Петр молчал. Тогда, отчаявшись, Деби обратилась к невозмутимому Ричарду:
– Ты так знаешь русских! Ты их разгадал! Спроси у него, что он думает делать.
При всем своем уме Ричард был падок на похвалу, особенно если касалось России. Перед последними съемками он подошел к Петру, похлопал его по плечу и сказал:
– А вот, может быть, вечерком и дэрабнэм?
– А что? И дерябнем! – сказал ему Петр.
Дерябнули. Съели по скользкой маслинке.
– Старик! Тебе сколько? Полтинник-то стукнул?
– Полтинник и пьять, – сознался польщенный Ричард. – И даже вот шест будет скоро.
– И как? Старость чуешь?
– Пока ешо нет, – испугался Ричард. – А ты разве чуэшь?
– А хрен его знает! Тоска, что ли, тут. – И Петр ткнул в грудь и в живот ниже сердца. – А может, кишки… Я и не разберу. А ночью, бывает, проснусь: тянет, тянет…
– И всо-таки жутко?
– Ага. – Лицо у Петра стало темным, сердитым. – А ну как помру? И к червям, на закуску?

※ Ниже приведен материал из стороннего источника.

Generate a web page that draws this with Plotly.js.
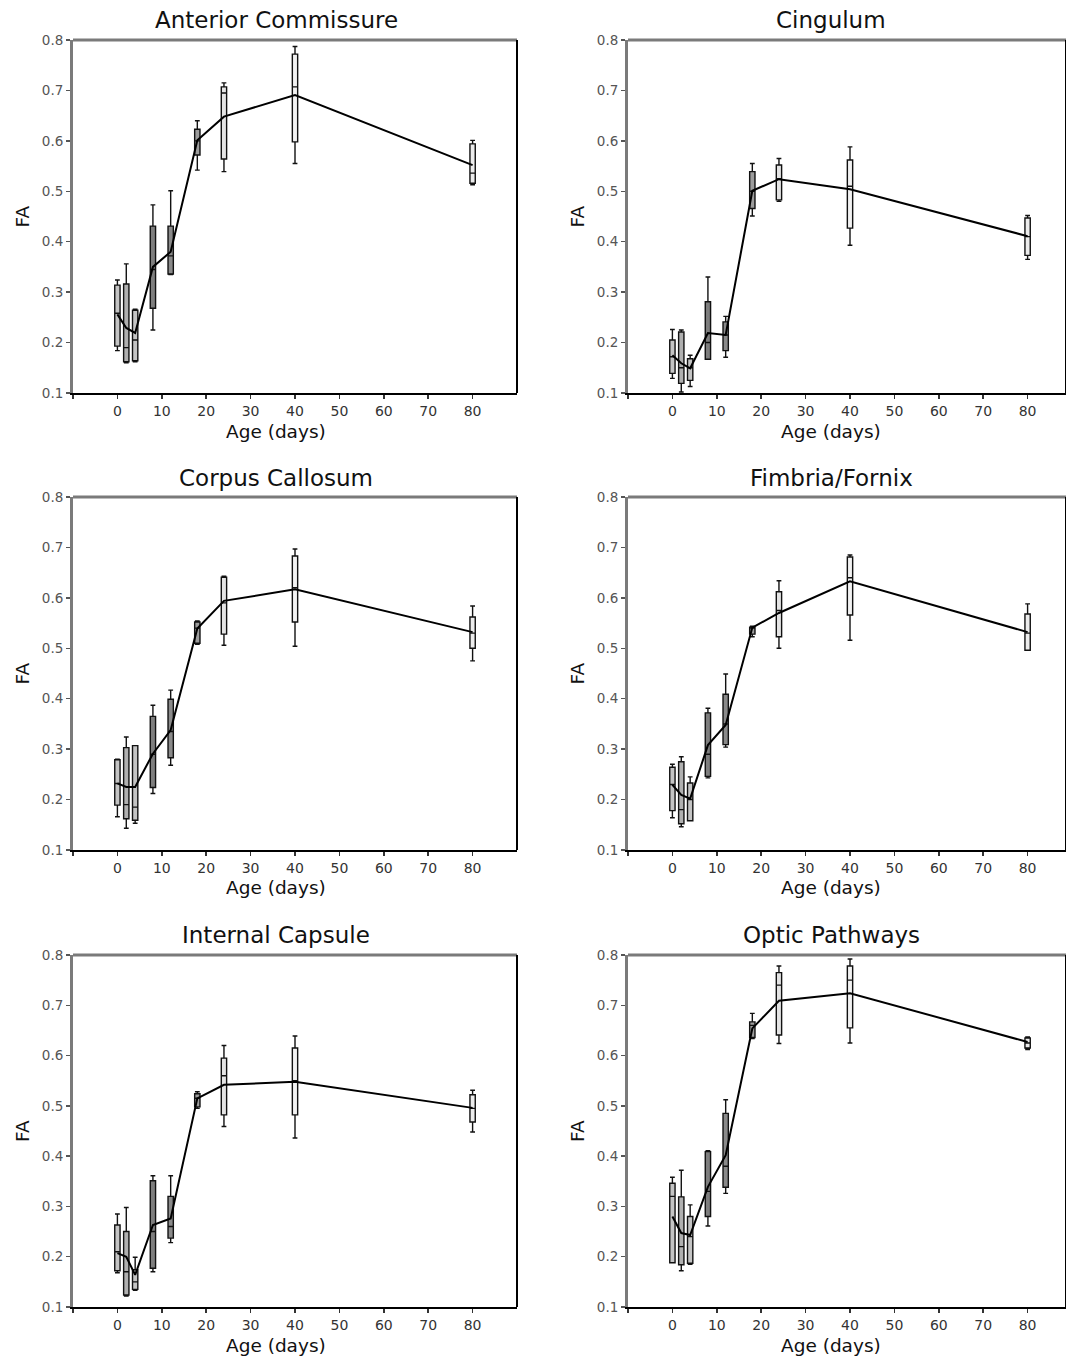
<!DOCTYPE html>
<html>
<head>
<meta charset="utf-8">
<script src="https://cdn.plot.ly/plotly-3.0.1.min.js"></script>
<style>html,body{margin:0;padding:0;background:#fff;}#chart{width:1066px;height:1357px;}</style>
</head>
<body>
<div id="chart"></div>
<script>
// ---- data ----
const ages = [0, 2, 4, 8, 12, 18, 24, 40, 80];
const panelTitles = ["Anterior Commissure", "Cingulum", "Corpus Callosum", "Fimbria/Fornix", "Internal Capsule", "Optic Pathways"];
const xTickVals = [-10, 0, 10, 20, 30, 40, 50, 60, 70, 80];
const xTickText = ["", "0", "10", "20", "30", "40", "50", "60", "70", "80"];

// Anterior Commissure
const acLow  = [0.184, 0.160, 0.162, 0.225, 0.335, 0.542, 0.539, 0.555, 0.513];
const acQ1   = [0.193, 0.162, 0.164, 0.268, 0.336, 0.572, 0.564, 0.598, 0.516];
const acMed  = [0.258, 0.190, 0.205, 0.345, 0.372, 0.600, 0.695, 0.707, 0.536];
const acQ3   = [0.314, 0.316, 0.264, 0.431, 0.431, 0.623, 0.707, 0.772, 0.594];
const acHigh = [0.324, 0.356, 0.266, 0.473, 0.501, 0.640, 0.715, 0.787, 0.601];
const acMean = [0.256, 0.229, 0.219, 0.350, 0.380, 0.601, 0.648, 0.691, 0.552];

// Cingulum
const cgLow  = [0.129, 0.102, 0.113, 0.167, 0.171, 0.451, 0.480, 0.393, 0.365];
const cgQ1   = [0.139, 0.119, 0.125, 0.167, 0.184, 0.466, 0.483, 0.427, 0.373];
const cgMed  = [0.172, 0.150, 0.150, 0.200, 0.215, 0.500, 0.525, 0.510, 0.410];
const cgQ3   = [0.205, 0.221, 0.168, 0.281, 0.241, 0.539, 0.552, 0.562, 0.447];
const cgHigh = [0.226, 0.225, 0.175, 0.330, 0.252, 0.555, 0.565, 0.588, 0.452];
const cgMean = [0.175, 0.159, 0.149, 0.219, 0.215, 0.501, 0.524, 0.504, 0.411];

// Corpus Callosum
const ccLow  = [0.166, 0.143, 0.153, 0.212, 0.268, 0.508, 0.506, 0.504, 0.475];
const ccQ1   = [0.189, 0.162, 0.159, 0.224, 0.283, 0.510, 0.528, 0.552, 0.500];
const ccMed  = [0.232, 0.190, 0.185, 0.290, 0.335, 0.540, 0.590, 0.620, 0.530];
const ccQ3   = [0.279, 0.303, 0.307, 0.365, 0.399, 0.552, 0.641, 0.683, 0.562];
const ccHigh = [0.280, 0.324, 0.307, 0.387, 0.417, 0.554, 0.643, 0.697, 0.584];
const ccMean = [0.232, 0.225, 0.225, 0.291, 0.338, 0.539, 0.594, 0.617, 0.532];

// Fimbria/Fornix
const ffLow  = [0.164, 0.146, 0.158, 0.243, 0.304, 0.523, 0.500, 0.516, 0.496];
const ffQ1   = [0.178, 0.152, 0.158, 0.246, 0.309, 0.528, 0.523, 0.566, 0.496];
const ffMed  = [0.230, 0.180, 0.200, 0.290, 0.350, 0.540, 0.575, 0.640, 0.530];
const ffQ3   = [0.264, 0.275, 0.233, 0.372, 0.409, 0.542, 0.612, 0.681, 0.568];
const ffHigh = [0.270, 0.285, 0.245, 0.381, 0.449, 0.544, 0.634, 0.685, 0.588];
const ffMean = [0.229, 0.209, 0.202, 0.308, 0.348, 0.541, 0.570, 0.633, 0.532];

// Internal Capsule
const icLow  = [0.168, 0.122, 0.133, 0.170, 0.228, 0.495, 0.459, 0.436, 0.448];
const icQ1   = [0.172, 0.124, 0.135, 0.177, 0.237, 0.498, 0.482, 0.482, 0.468];
const icMed  = [0.210, 0.170, 0.150, 0.250, 0.260, 0.515, 0.560, 0.550, 0.495];
const icQ3   = [0.263, 0.250, 0.174, 0.351, 0.320, 0.524, 0.595, 0.615, 0.522];
const icHigh = [0.285, 0.298, 0.199, 0.361, 0.361, 0.528, 0.620, 0.639, 0.531];
const icMean = [0.207, 0.200, 0.164, 0.263, 0.276, 0.515, 0.542, 0.548, 0.496];

// Optic Pathways
const opLow  = [0.188, 0.172, 0.185, 0.261, 0.326, 0.634, 0.624, 0.625, 0.612];
const opQ1   = [0.188, 0.184, 0.187, 0.280, 0.338, 0.636, 0.641, 0.655, 0.615];
const opMed  = [0.320, 0.220, 0.240, 0.330, 0.380, 0.660, 0.740, 0.750, 0.625];
const opQ3   = [0.346, 0.319, 0.280, 0.409, 0.485, 0.667, 0.765, 0.778, 0.635];
const opHigh = [0.358, 0.372, 0.303, 0.411, 0.512, 0.684, 0.778, 0.792, 0.637];
const opMean = [0.280, 0.247, 0.243, 0.339, 0.402, 0.654, 0.709, 0.724, 0.627];

// ---- build ----
const panels = [
  [acLow, acQ1, acMed, acQ3, acHigh, acMean],
  [cgLow, cgQ1, cgMed, cgQ3, cgHigh, cgMean],
  [ccLow, ccQ1, ccMed, ccQ3, ccHigh, ccMean],
  [ffLow, ffQ1, ffMed, ffQ3, ffHigh, ffMean],
  [icLow, icQ1, icMed, icQ3, icHigh, icMean],
  [opLow, opQ1, opMed, opQ3, opHigh, opMean]
];
const boxFills = ['#c4c4c4', '#b0b0b0', '#c4c4c4', '#7e7e7e', '#8a8a8a', '#9c9c9c', '#e4e4e4', '#f2f2f2', '#ececec'];

const W = 1066, H = 1357;
const colX = [[73, 517, 90], [628, 1066, -10 + (1066 - 628) / 4.44]];
const rowY = [[40, 393], [497, 850], [955, 1307]];
const titleCX = [276, 831];
const titleY = [20, 478, 935];
const FONT = 'DejaVu Sans, Verdana, sans-serif';

const traces = [];
const layout = {
  width: W, height: H,
  margin: {l: 0, r: 0, t: 0, b: 0},
  paper_bgcolor: '#ffffff', plot_bgcolor: '#ffffff',
  showlegend: false,
  font: {family: FONT, color: '#222'},
  annotations: [], shapes: []
};

panels.forEach((p, i) => {
  const row = Math.floor(i / 2), col = i % 2;
  const n = i + 1;
  const xa = 'x' + (n === 1 ? '' : n), ya = 'y' + (n === 1 ? '' : n);
  const xk = 'xaxis' + (n === 1 ? '' : n), yk = 'yaxis' + (n === 1 ? '' : n);
  const [low, q1, med, q3, high, mean] = p;
  ages.forEach((a, j) => {
    traces.push({
      type: 'box', x: [a], q1: [q1[j]], median: [med[j]], q3: [q3[j]],
      lowerfence: [low[j]], upperfence: [high[j]],
      width: 1.2, whiskerwidth: 0.9,
      fillcolor: boxFills[j],
      line: {color: '#111', width: 1.4},
      xaxis: xa, yaxis: ya, hoverinfo: 'skip', boxpoints: false
    });
  });
  traces.push({
    type: 'scatter', mode: 'lines', x: ages, y: mean,
    line: {color: '#000', width: 2},
    xaxis: xa, yaxis: ya, hoverinfo: 'skip'
  });
  const cx = colX[col], ry = rowY[row];
  layout[xk] = {
    domain: [cx[0] / W, cx[1] / W], range: [-10, cx[2]],
    anchor: ya, showgrid: false, zeroline: false,
    showline: true, linecolor: '#000', linewidth: 2,
    ticks: 'outside', ticklen: 4, tickcolor: '#333', tickwidth: 1.5,
    tickvals: xTickVals, ticktext: xTickText,
    tickfont: {family: FONT, size: 14, color: '#333'}, fixedrange: true
  };
  layout[yk] = {
    domain: [1 - ry[1] / H, 1 - ry[0] / H], range: [0.1, 0.8],
    anchor: xa, showgrid: false, zeroline: false,
    showline: true, linecolor: '#7a7a7a', linewidth: 3,
    ticks: 'outside', ticklen: 4, tickcolor: '#555', tickwidth: 1.5,
    dtick: 0.1, tick0: 0.1, tickformat: '.1f',
    tickfont: {family: FONT, size: 13.5, color: '#555'}, fixedrange: true
  };
  // top (gray) and right (black) borders
  layout.shapes.push({type: 'line', xref: xa + ' domain', yref: ya + ' domain', x0: 0, x1: 1, y0: 1, y1: 1, line: {color: '#7a7a7a', width: 3}});
  layout.shapes.push({type: 'line', xref: xa + ' domain', yref: ya + ' domain', x0: 1, x1: 1, y0: 0, y1: 1, line: {color: '#000', width: 2}});
  // panel title
  layout.annotations.push({text: panelTitles[i], xref: 'paper', yref: 'paper', x: titleCX[col] / W, y: 1 - titleY[row] / H, xanchor: 'center', yanchor: 'middle', showarrow: false, font: {family: FONT, size: 23, color: '#111'}});
  // x title
  layout.annotations.push({text: 'Age (days)', xref: 'paper', yref: 'paper', x: titleCX[col] / W, y: 1 - (ry[1] + 38) / H, xanchor: 'center', yanchor: 'middle', showarrow: false, font: {family: FONT, size: 18.5, color: '#111'}});
  // y title
  layout.annotations.push({text: 'FA', xref: 'paper', yref: 'paper', x: (cx[0] - 51) / W, y: 1 - ((ry[0] + ry[1]) / 2) / H, xanchor: 'center', yanchor: 'middle', textangle: -90, showarrow: false, font: {family: FONT, size: 18.5, color: '#111'}});
});

Plotly.newPlot('chart', traces, layout, {staticPlot: true, displayModeBar: false});
</script>
</body>
</html>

С одной стороны, то, что разговор сразу принял такой вот карамазовский поворот, Ричарду, специалисту по русской литературе, весьма даже льстило. Это доказывало правоту того утверждения, что он – русским друг и ему доверяют. С другой стороны, он все-таки не ожидал подобного поворота и привык думать, что на такие темы можно разговаривать исключительно в рамках культуры. О смерти успели подумать другие. Такие, как Данте, Шекспир, скажем, Фолкнер. Из русских, конечно, Толстой, Достоевский. Но так вот сидеть и вдвоем о ней думать? За рюмкой и в баре? Да стоит ли, право?